Müller also invested in the Eatclever food delivery startup, which last year raised €250,000 via Companisto. It operates in 17 German cities and has just opened its first branch in Vienna. Its chief executive, Mohamed Chahin, did not face widespread rejection in his search for investors. “However,” he says, “investors in this country are often unaware of the nature of the contracts. This issue never arose with Anglo-American investors. The German market is still young and comparatively inexperienced.” He puts a lot of effort into communicating and providing information to dispel concerns. Eatclever has not yet found a major investor. But it is not interested in another round of crowdfunding either.

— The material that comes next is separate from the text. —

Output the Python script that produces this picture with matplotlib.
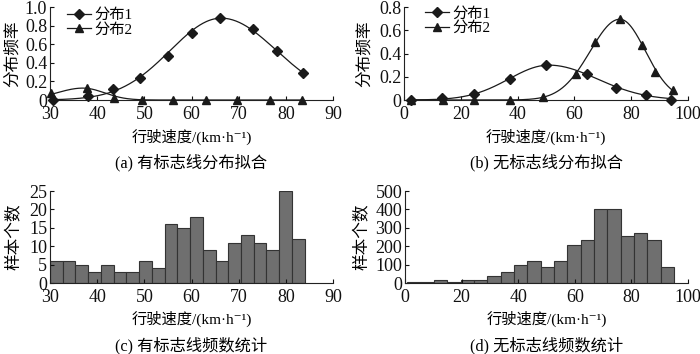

Crowd investment: in startups compared with real estate projects:

2011: Startups €449,250 / real estate projects 0
2012: Startups €4,041,919 / real estate projects €981,500
2013: Startups €14,675,465 / real estate projects €2,337,750
2014: Startups €14,400,248 / real estate projects €3,121,000
2015: Startups €17,323,600 / real estate projects €20,937,135
2016: Startups €17,250,932 / real estate projects €40,242,252
2017: Startups €11,180,960 / real estate projects €91,930,798

(Figures for Germany, Source: Crowdinvest.de, as at 8/9/2017)

Happy ending

David Rhotert, one of Companisto’s two founders, agrees more explanation is needed. The contract the crowd-investment platform uses is one of the most complicated in the field. Companisto wants to protect its investors but asked whether the investors or the startups are his clients, Rhotert says: “Both. We have two groups of clients.” However, the interests of both parties are not necessarily the same.

Meanwhile, the hype over crowdfunding is over. Investments in startups have been stagnating since 2015. The young people who used to invest between €5 and €100 in cool companies have been replaced by experienced investors backing lower-risk projects. According to an internal survey carried out by Companisto, its average investor is male, 45 to 49 years old, makes an average of three investments, each worth about €600, and expects a 100% return after five years. If he suffers a loss, he first blames the startup, then himself, but also the platform for not checking the details carefully enough. “We make a preselection to decide which founders fit us,” says Rhotert, “but we cannot check any precise numbers.” The startups draw up their own financial plans. “Every investor can and must form their own opinion.” He stresses that investing is always a risk: “Our platform cannot guarantee the security of a business model.” According to the online German startup magazine Gründerszene, returns on all crowdfunded German startups have been negative: since 2011, €6.1m has gone up in smoke. At Companisto, 14 startups have filed for bankruptcy.

There may be further bankruptcies in the near future. Alexander Djordjevic is concerned that the platforms focus too much on their own earnings and too little on the viability of the business models they offer. In the end, only one solution made sense for Foodist’s founders: selling the company to the online advertising company Ströer. It also paid off for the investors, who received 20% to 90% on top of their initial investment, depending on when they joined.

Peter Möllmann, of the law firm SMP, supervised the sale. “One of the challenges was that we were not dealing with a single, uniform contract but with hundreds of contracts and contracting parties. That increased the complexity of the takeover.” As a listed company Ströer had to comply with capital market regulations, especially when it came to passing on information.

Djordjevic is certainly “incredibly glad to finally be able to turn my back on these rounds of financing and to have a real strategic partner now”. To do so, he had to sell his company and he is now only the chief executive. “In the end we are all happy,” he says, but admits he would not resort to crowd investment again.